The complaint and information under which appellant was tried before the court, and assessed a fine of $100, alleged that he was the holder of a Retail Dealer’s On-Premises Beer License issued by the Texas Liquor Control Board on the premises therein described, and “did then and there gamble and bet on said licensed premises, in violation of the penal statutes of the State of Texas.”

The state takes the position that the complaint and information charge a violation of Art. 667-19A (7) V.A.P.C. which provides that a license to sell beer may be cancelled or suspended upon a finding that the licensee “(7) permitted on the licensed premises any conduct by any person whatsoever that is lewd, immoral, or offensive to public decency.”

There are several reasons why the state’s position is untenable, and why this conviction cannot be sustained.

First: We are aware of no authority holding as a matter of law that to bet or gamble is lewd or immoral conduct, or conduct offensive to public decency. We do not so hold.

Second: If it is, the information does not allege that appellant permited gambling or betting on his premises or that he permitted any conduct that was lewd, immoral or offensive to public decency. The allegation was that appellant did gamble and bet on such premises, not that he permitted such conduct by others.

Third: Art. 667 — 19B V.A.P.C. sets out certain conduct and declares it to be unlawful and lewd, immoral or offensive to public decency for the purposes contemplated by the act. Without such amendment Subsection 7 of Art 667-19A is unenforceable as a penal statute because it is not sufficiently definite and certain. Irven v. State, 138 Tex. Cr. R. 368, 136 S.W. 2d 608.

Art. 667-19B V.A.P.C., enacted after the Irven case was decided, relieves the uncertainty in said Sub-section 7 only as to the acts and conduct there enumerated and made unlawful. To bet or gamble is not among them.

Odom v. State, 156 Tex. Cr. R. 42, 238 S.W. 2d 968, cited by the state, was a prosecution under Art. 667 — 19B V.A.P.C. The conduct alleged in the Odom case was conduct declared to be lewd, immoral or offensive to public decency and made unlawful in said Art. 667 — 19B V.A.P.C. The Odom case does not support the state’s contention.

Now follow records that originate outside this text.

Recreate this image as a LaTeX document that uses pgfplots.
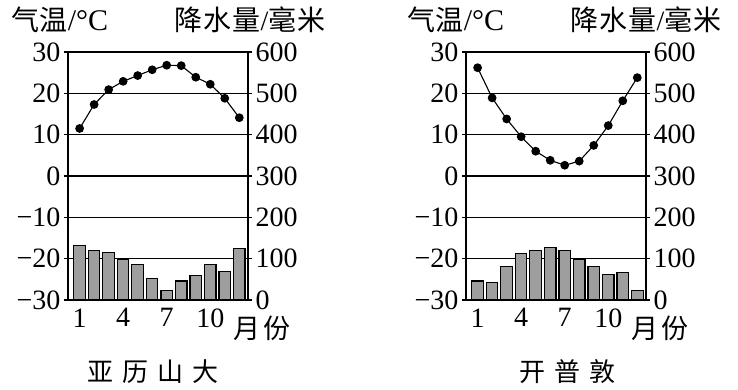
\documentclass[border=0pt]{standalone}
\usepackage{fontspec}
\setmainfont{Liberation Serif}
\newfontfamily\cjk{Noto Sans CJK SC}
\usepackage{pgfplots}
\pgfplotsset{compat=1.18}
\pgfplotstableread{
m t p
1 11.5 132
2 17.3 119
3 20.9 115
4 22.9 99
5 24.3 85
6 25.7 51
7 26.8 22
8 26.7 46
9 23.9 60
10 22.2 85
11 18.8 70
12 14.1 124
}\alex
\pgfplotstableread{
m t p
1 26.2 46
2 18.9 42
3 13.8 80
4 9.5 112
5 6.0 119
6 3.8 128
7 2.6 119
8 3.6 99
9 7.4 82
10 12.2 61
11 18.2 67
12 23.8 22
}\cape
\pgfplotsset{
  tempax/.style={
    scale only axis, width=180pt, height=248pt,
    xmin=0.2, xmax=12.6, ymin=-30, ymax=30,
    xtick={1,4,7,10}, xtick style={draw=none},
    ytick={-30,-20,...,30},
    yticklabels={−30,−20,−10,0,10,20,30},
    ytick pos=left, tick align=outside, major tick length=4pt,
    ymajorgrids, grid style={black, line width=1.2pt},
    axis line style={line width=1.3pt},
    tick style={black, line width=1.1pt},
    /pgf/number format/assume math mode=true,
    tick label style={font=\fontsize{28}{28}\selectfont},
    xticklabel style={yshift=-1pt},
  },
  precax/.style={
    scale only axis, width=180pt, height=248pt,
    xmin=0.2, xmax=12.6, ymin=0, ymax=600,
    axis y line*=right, axis x line=none,
    ytick={0,100,...,600},
    tick align=outside, major tick length=4pt,
    axis line style={line width=1.3pt},
    tick style={black, line width=1.1pt},
    /pgf/number format/assume math mode=true,
    tick label style={font=\fontsize{28}{28}\selectfont},
  },
  barst/.style={ybar, bar width=11.5pt, fill=black!38, draw=black, line width=1.1pt},
  linest/.style={black, line width=1.1pt, mark=*, mark size=3.8pt, mark options={fill=black}},
}
\newcommand\tq{{\fontsize{28}{28}\selectfont\cjk 气温}{\fontsize{30}{30}\selectfont /°C}}
\newcommand\js{{\fontsize{28}{28}\selectfont\cjk 降\hspace{1pt}水\hspace{1pt}量}{\fontsize{28}{28}\selectfont /}{\fontsize{28}{28}\selectfont\cjk 毫\hspace{1pt}米}}
\begin{document}
\begin{tikzpicture}[x=1pt,y=1pt]
\useasboundingbox (0,0) rectangle (738,389);
% left chart
\begin{axis}[tempax, at={(68pt,89pt)}, anchor=south west]
\addplot[linest] table[x=m,y=t]{\alex};
\end{axis}
\begin{axis}[precax, at={(68pt,89pt)}, anchor=south west]
\addplot[barst] table[x=m,y=p]{\alex};
\end{axis}
% right chart
\begin{axis}[tempax, at={(466pt,89pt)}, anchor=south west]
\addplot[linest] table[x=m,y=t]{\cape};
\end{axis}
\begin{axis}[precax, at={(466pt,89pt)}, anchor=south west]
\addplot[barst] table[x=m,y=p]{\cape};
\end{axis}
% texts
\node[inner sep=0pt] at (60,369) {\tq};
\node[inner sep=0pt] at (250,369) {\js};
\node[inner sep=0pt] at (456,369) {\tq};
\node[inner sep=0pt] at (646,369) {\js};
\node[inner sep=0pt, font=\fontsize{27}{27}\selectfont\cjk] at (262,61) {月\hspace{3pt}份};
\node[inner sep=0pt, font=\fontsize{27}{27}\selectfont\cjk] at (660,61) {月\hspace{3pt}份};
\node[inner sep=0pt, font=\fontsize{26}{26}\selectfont\cjk] at (153,17) {亚\hspace{9pt}历\hspace{9pt}山\hspace{9pt}大};
\node[inner sep=0pt, font=\fontsize{26}{26}\selectfont\cjk] at (567,17) {开\hspace{9pt}普\hspace{9pt}敦};
\end{tikzpicture}
\end{document}
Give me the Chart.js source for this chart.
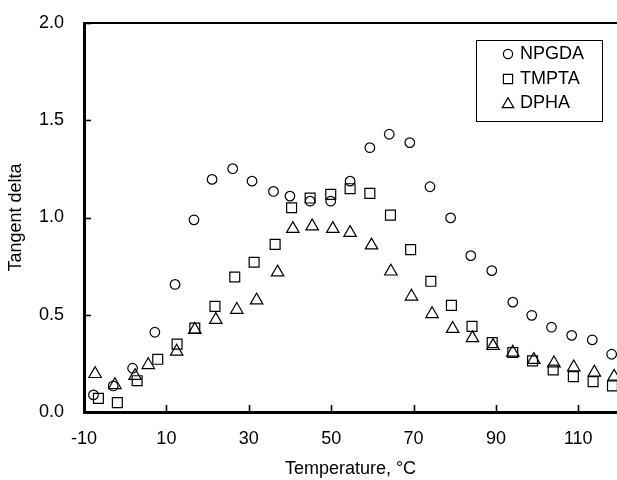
<!DOCTYPE html>
<html>
<head>
<meta charset="utf-8">
<script src="https://cdn.jsdelivr.net/npm/chart.js@4"></script>
<style>
html,body{margin:0;padding:0;background:#fff;overflow:hidden;}
#wrap{width:617px;height:480px;}
</style>
</head>
<body>
<div id="wrap"><canvas id="c" width="617" height="480"></canvas></div>
<script>
// Temperatures (°C) and tangent delta values
const npgdaT = [-7.7,-2.9,1.8,7.2,12.1,16.7,21.1,26.1,30.8,36.0,40.0,44.9,49.9,54.6,59.4,64.1,69.1,74.0,79.0,83.9,89.0,94.1,98.7,103.5,108.4,113.4,118.1];
const npgdaD = [0.088,0.134,0.225,0.41,0.656,0.988,1.196,1.251,1.187,1.134,1.11,1.084,1.084,1.187,1.359,1.428,1.385,1.158,0.998,0.804,0.727,0.565,0.497,0.436,0.394,0.371,0.297];

const tmptaT = [-6.5,-1.9,2.9,7.9,12.6,16.9,21.8,26.6,31.3,36.4,40.4,44.9,49.9,54.6,59.4,64.4,69.3,74.2,79.2,84.2,89.1,94.1,98.9,103.9,108.8,113.6,118.3];
const tmptaD = [0.07,0.048,0.161,0.271,0.349,0.431,0.543,0.694,0.77,0.862,1.05,1.10,1.119,1.148,1.124,1.012,0.835,0.672,0.548,0.44,0.357,0.306,0.263,0.216,0.182,0.156,0.134];

const dphaT = [-7.3,-2.5,2.4,5.6,12.5,16.9,22.0,27.1,31.9,37.0,40.7,45.4,50.4,54.6,59.8,64.5,69.5,74.5,79.5,84.3,89.3,94.1,99.2,104.1,108.9,113.9,118.7];
const dphaD = [0.196,0.139,0.186,0.242,0.311,0.423,0.474,0.526,0.574,0.718,0.942,0.955,0.942,0.921,0.857,0.723,0.594,0.504,0.428,0.38,0.34,0.306,0.268,0.251,0.23,0.203,0.182];

const seriesNames = ['NPGDA','TMPTA','DPHA'];
const xTickValues = [-10,10,30,50,70,90,110];
const yTickValues = [0,0.5,1.0,1.5,2.0];

const FONT = "'Liberation Sans', Arial, sans-serif";

function pts(xs, ys){ return xs.map((x,i)=>({x:x,y:ys[i]})); }

const styles = [
  {pointStyle:'circle', r:4.8},
  {pointStyle:'rect', r:7},
  {pointStyle:'triangle', r:7.2}
];
const raw = [[npgdaT,npgdaD],[tmptaT,tmptaD],[dphaT,dphaD]];

const datasets = raw.map((d,i)=>({
  label: seriesNames[i],
  data: pts(d[0], d[1]),
  pointStyle: styles[i].pointStyle,
  pointRadius: styles[i].r,
  pointHoverRadius: styles[i].r,
  pointBorderColor: '#000',
  pointBackgroundColor: 'rgba(0,0,0,0)',
  pointBorderWidth: 1.2,
  showLine: false
}));

const framePlugin = {
  id: 'frame',
  afterDraw(chart){
    const ctx = chart.ctx;
    const a = chart.chartArea;
    const xs = chart.scales.x, ys = chart.scales.y;
    ctx.save();
    ctx.strokeStyle = '#000';
    // top border
    ctx.lineWidth = 2;
    ctx.beginPath();
    ctx.moveTo(a.left, a.top);
    ctx.lineTo(a.right, a.top);
    ctx.stroke();
    // inward tick marks
    ctx.lineWidth = 1.6;
    xTickValues.forEach(v=>{
      const px = Math.round(xs.getPixelForValue(v)) + 0.5;
      ctx.beginPath();
      ctx.moveTo(px, a.bottom);
      ctx.lineTo(px, a.bottom - 7);
      ctx.stroke();
    });
    yTickValues.forEach(v=>{
      const py = Math.round(ys.getPixelForValue(v)) + 0.5;
      ctx.beginPath();
      ctx.moveTo(a.left, py);
      ctx.lineTo(a.left + 7, py);
      ctx.stroke();
    });
    // legend
    const bx = 476.5, by = 40.5, bw = 126, bh = 81;
    ctx.fillStyle = '#fff';
    ctx.fillRect(bx, by, bw, bh);
    ctx.lineWidth = 1;
    ctx.strokeRect(bx, by, bw, bh);
    const rowY = [54, 79, 103];
    ctx.font = '18px ' + FONT;
    ctx.textBaseline = 'middle';
    ctx.textAlign = 'left';
    chart.data.datasets.forEach((ds,i)=>{
      ctx.lineWidth = 1.2;
      ctx.strokeStyle = '#000';
      const mx = 508, my = rowY[i];
      ctx.beginPath();
      if (ds.pointStyle === 'circle') {
        ctx.arc(mx, my, 4.6, 0, Math.PI*2);
      } else if (ds.pointStyle === 'rect') {
        ctx.rect(mx - 4.6, my - 4.6, 9.2, 9.2);
      } else {
        const r = 6.6;
        ctx.moveTo(mx, my - r*0.8);
        ctx.lineTo(mx + r*0.866, my + r*0.7);
        ctx.lineTo(mx - r*0.866, my + r*0.7);
        ctx.closePath();
      }
      ctx.stroke();
      ctx.fillStyle = '#000';
      ctx.fillText(ds.label, 520, rowY[i]);
    });
    ctx.restore();
  }
};

new Chart(document.getElementById('c'), {
  type: 'scatter',
  data: { datasets },
  options: {
    responsive: false,
    animation: false,
    events: [],
    layout: { autoPadding: false, padding: { top: 23, right: 0, left: 0, bottom: 0 } },
    plugins: { legend: { display: false }, tooltip: { enabled: false } },
    scales: {
      x: {
        type: 'linear',
        min: -10,
        max: 119.4,
        afterFit(s){ s.height = 68; s.paddingLeft = 0; s.paddingRight = 0; s.paddingTop = 0; s.paddingBottom = 0; },
        afterBuildTicks(s){ s.ticks = xTickValues.map(v=>({value:v})); },
        ticks: { color: '#000', font: { family: FONT, size: 18 }, padding: 16, maxRotation: 0, autoSkip: false,
                 callback: v => String(v) },
        grid: { display: false, drawTicks: false },
        border: { display: true, color: '#000', width: 3 },
        title: { display: true, text: 'Temperature, °C', color: '#000', font: { family: FONT, size: 18 }, padding: { top: 0, bottom: 0 } }
      },
      y: {
        type: 'linear',
        min: 0,
        max: 2,
        afterFit(s){ s.width = 84; s.paddingTop = 0; s.paddingBottom = 0; s.paddingLeft = 0; s.paddingRight = 0; },
        afterBuildTicks(s){ s.ticks = yTickValues.map(v=>({value:v})); },
        ticks: { color: '#000', font: { family: FONT, size: 18 }, padding: 20,
                 callback: v => Number(v).toFixed(1) },
        grid: { display: false, drawTicks: false },
        border: { display: true, color: '#000', width: 3 },
        title: { display: true, text: 'Tangent delta', color: '#000', font: { family: FONT, size: 18 }, padding: { top: 5, bottom: 0 } }
      }
    }
  },
  plugins: [framePlugin]
});
</script>
</body>
</html>
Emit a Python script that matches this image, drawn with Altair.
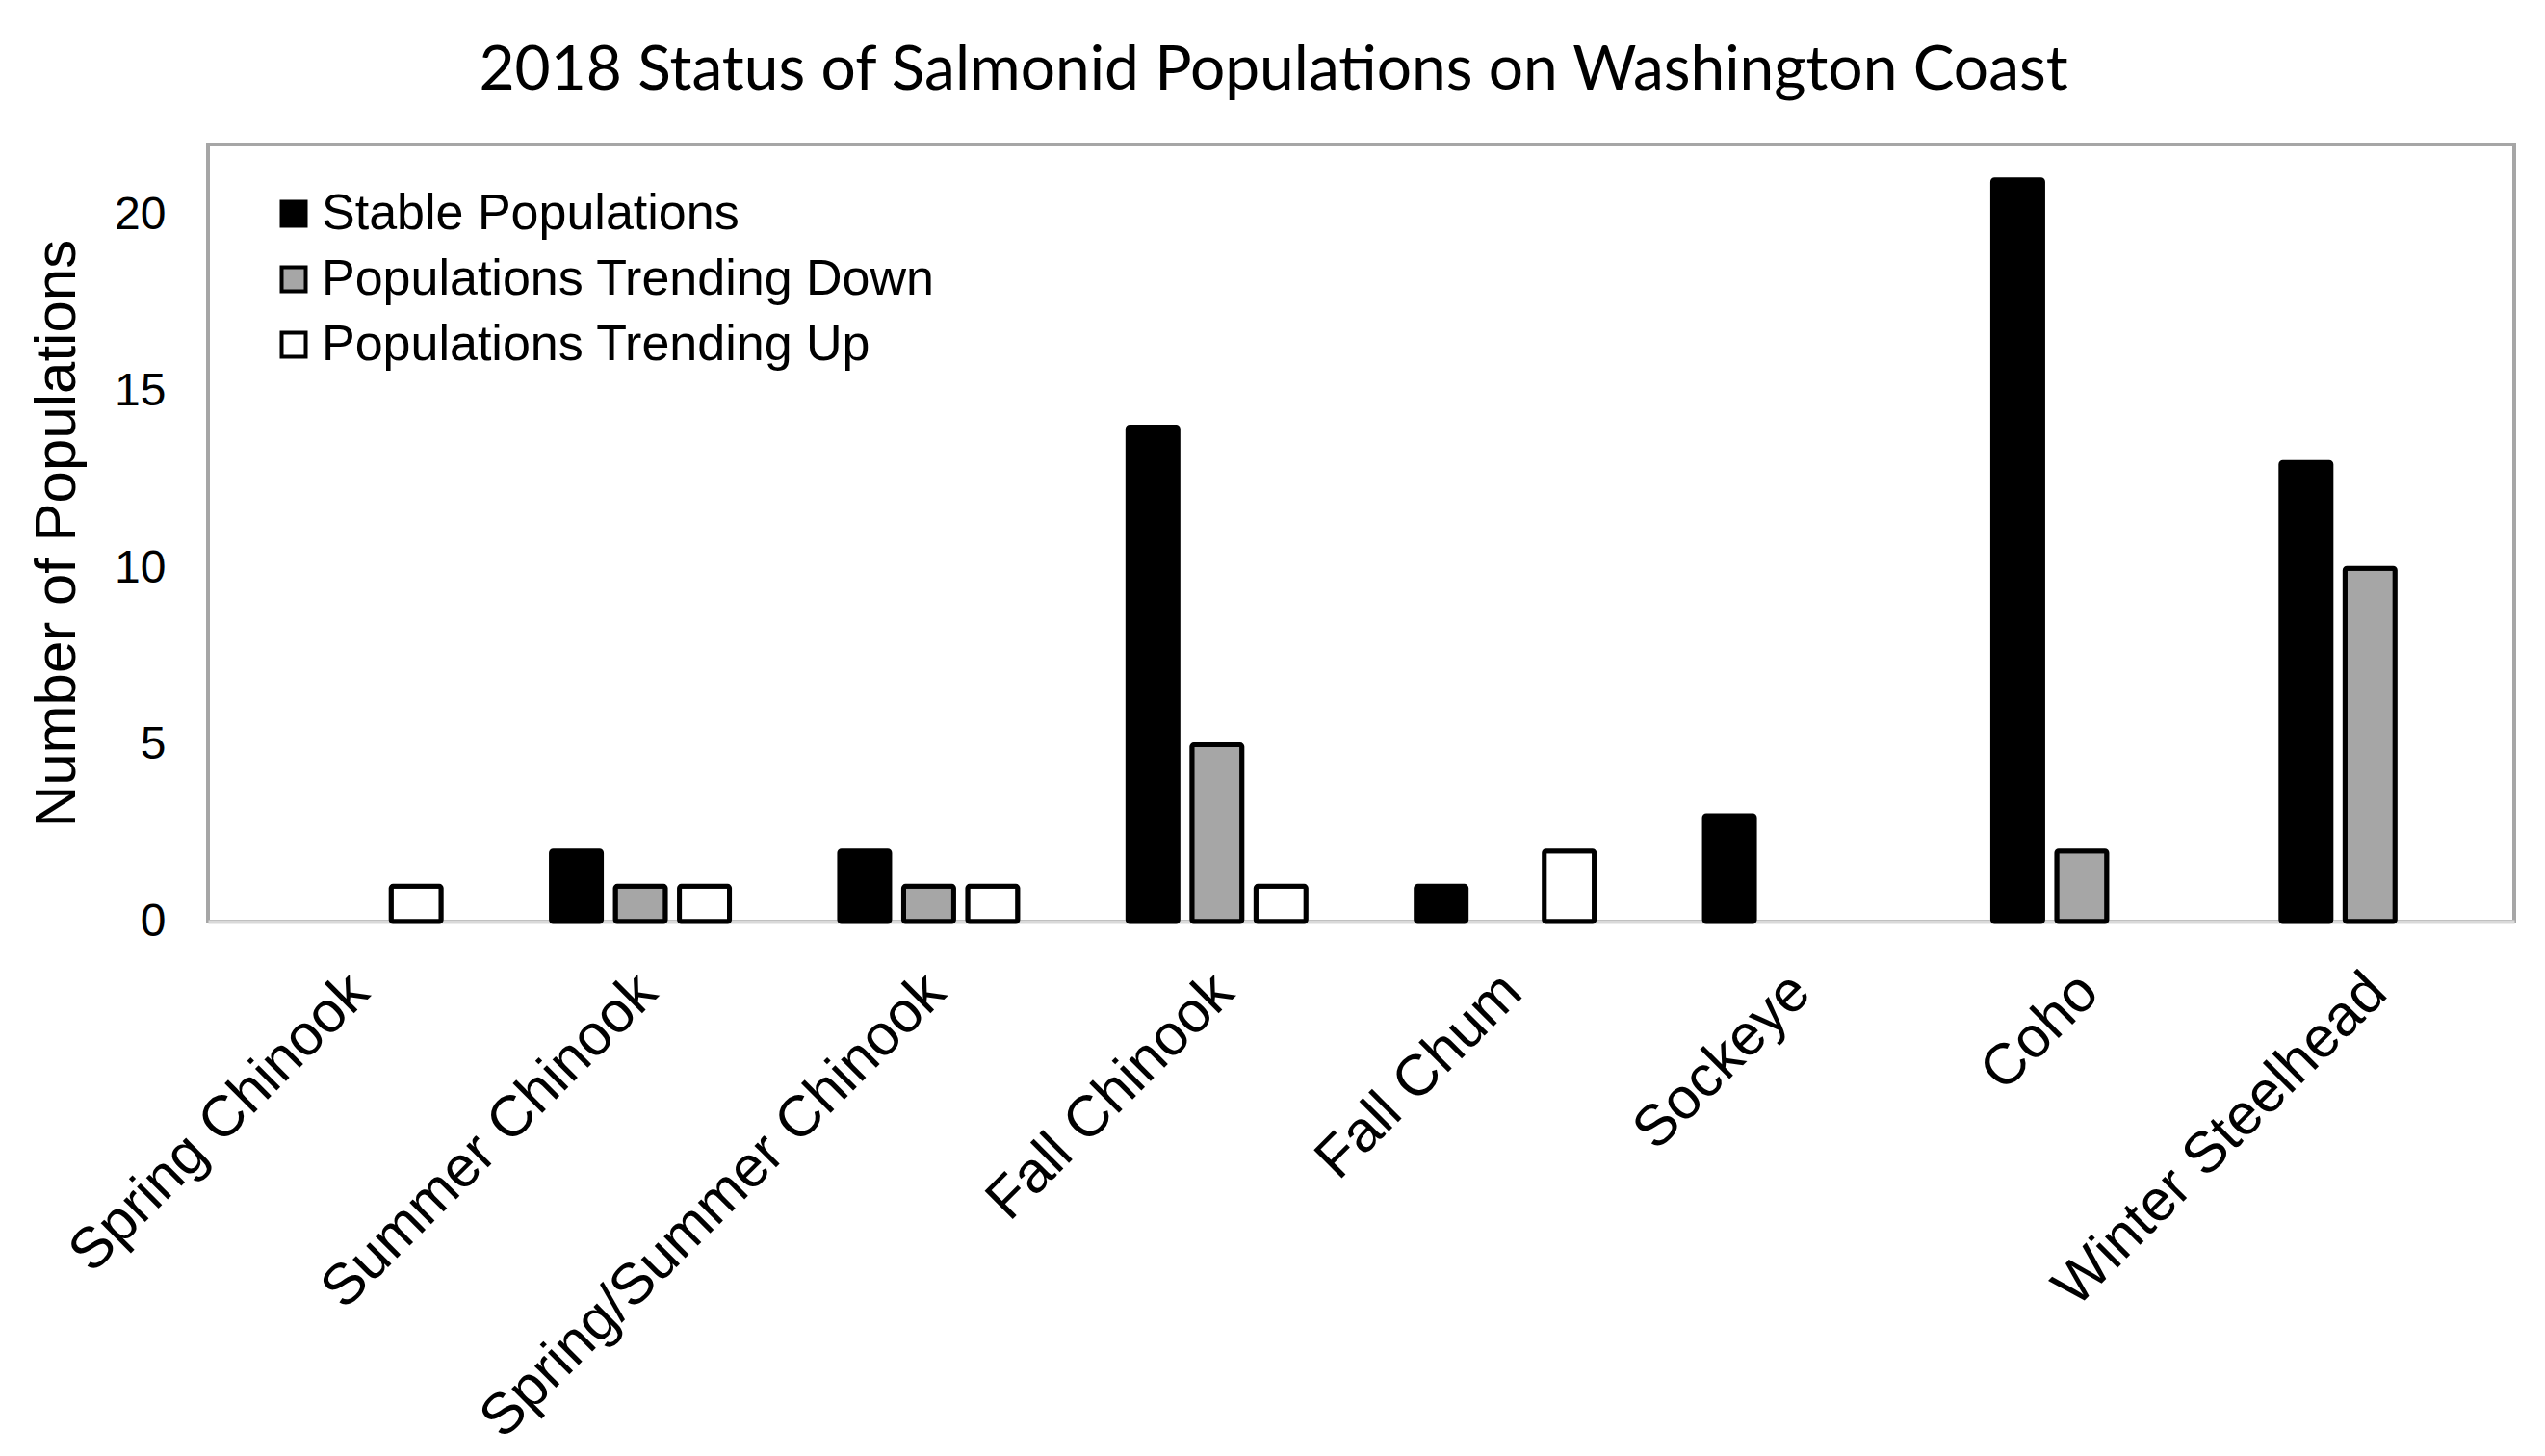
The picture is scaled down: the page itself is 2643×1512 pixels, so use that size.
import altair as alt
import pandas as pd

categories = ["Spring Chinook", "Summer Chinook", "Spring/Summer Chinook", "Fall Chinook",
              "Fall Chum", "Sockeye", "Coho", "Winter Steelhead"]
series = ["Stable Populations", "Populations Trending Down", "Populations Trending Up"]
stable = [0, 2, 2, 14, 1, 3, 21, 13]
trending_down = [0, 1, 1, 5, 0, 0, 2, 10]
trending_up = [1, 1, 1, 1, 2, 0, 0, 0]
colors = ["#000000", "#a6a6a6", "#ffffff"]
y_ticks = [0, 5, 10, 15, 20]

rows = []
for name, vals in zip(series, [stable, trending_down, trending_up]):
    for c, v in zip(categories, vals):
        rows.append({"Species": c, "Status": name, "Count": v})
df = pd.DataFrame(rows)

FONT = "Liberation Sans"

chart = alt.Chart(df).transform_filter("datum.Count > 0").mark_bar(
    stroke="black", strokeWidth=5, cornerRadius=2
).encode(
    x=alt.X("Species:N", sort=categories,
            scale=alt.Scale(domain=categories, paddingInner=0.3336, paddingOuter=0.1668),
            axis=alt.Axis(title=None, labelAngle=-45, labelFontSize=60, labelFont=FONT,
                          labelColor="black", labelPadding=43, labelOffset=-13, ticks=False,
                          domainColor="#d9d9d9", domainWidth=4, labelLimit=0)),
    xOffset=alt.XOffset("Status:N", sort=series,
                        scale=alt.Scale(domain=series, paddingInner=0.218, paddingOuter=0.109)),
    y=alt.Y("Count:Q", scale=alt.Scale(domain=[0, 22], nice=False),
            axis=alt.Axis(values=y_ticks, title="Number of Populations", grid=False,
                          ticks=False, domain=False, labelFontSize=48, labelFont=FONT,
                          labelColor="black", labelPadding=44, titleFontSize=60,
                          titleFont=FONT, titleFontWeight="normal", titleColor="black",
                          titlePadding=28)),
    fill=alt.Fill("Status:N", sort=series,
                  scale=alt.Scale(domain=series, range=colors),
                  legend=alt.Legend(title=None, orient="none", legendX=63, legendY=46,
                                    symbolType="square", symbolSize=625,
                                    symbolStrokeWidth=4, symbolStrokeColor="black",
                                    labelFontSize=52, labelFont=FONT, labelColor="black",
                                    labelOffset=3, rowPadding=16, padding=0, labelLimit=0)),
).properties(
    width=2395, height=807,
    background="white",
    autosize=alt.AutoSizeParams(type="none"),
    padding={"left": 216, "top": 150, "right": 32, "bottom": 555},
    title=alt.TitleParams("2018 Status of Salmonid Populations on Washington Coast",
                          font="Lato", fontSize=64, fontWeight="normal", color="black",
                          anchor="middle", frame="group", offset=44, dx=-91),
).configure_view(
    stroke="#a6a6a6", strokeWidth=4
)

chart.save("out.html", embed_options={"renderer": "svg", "actions": False})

Fourth: In the absence of any allegation as to what was bet on, the information will not sustain the conviction under the gambling statutes. Under such statutes the maximum fine which could be imposed for the bet which the evidence shows appellant made is $50. A $100 fine was imposed against appellant.

Whether Subsection 7 of Art 667-19A V.A.P.C. is sufficient as a ground for cancellation of a beer license is a question for the courts exercising civil jurisdiction. We hold that save for the conduct enumerated in Art. 667-19B V.A.P.C., said subsection 7 is unenforceable as a penal statute. We also hold that the acts charged against the appellant do not constitute a violation thereof.

The judgment is reversed and the prosecution ordered dismissed.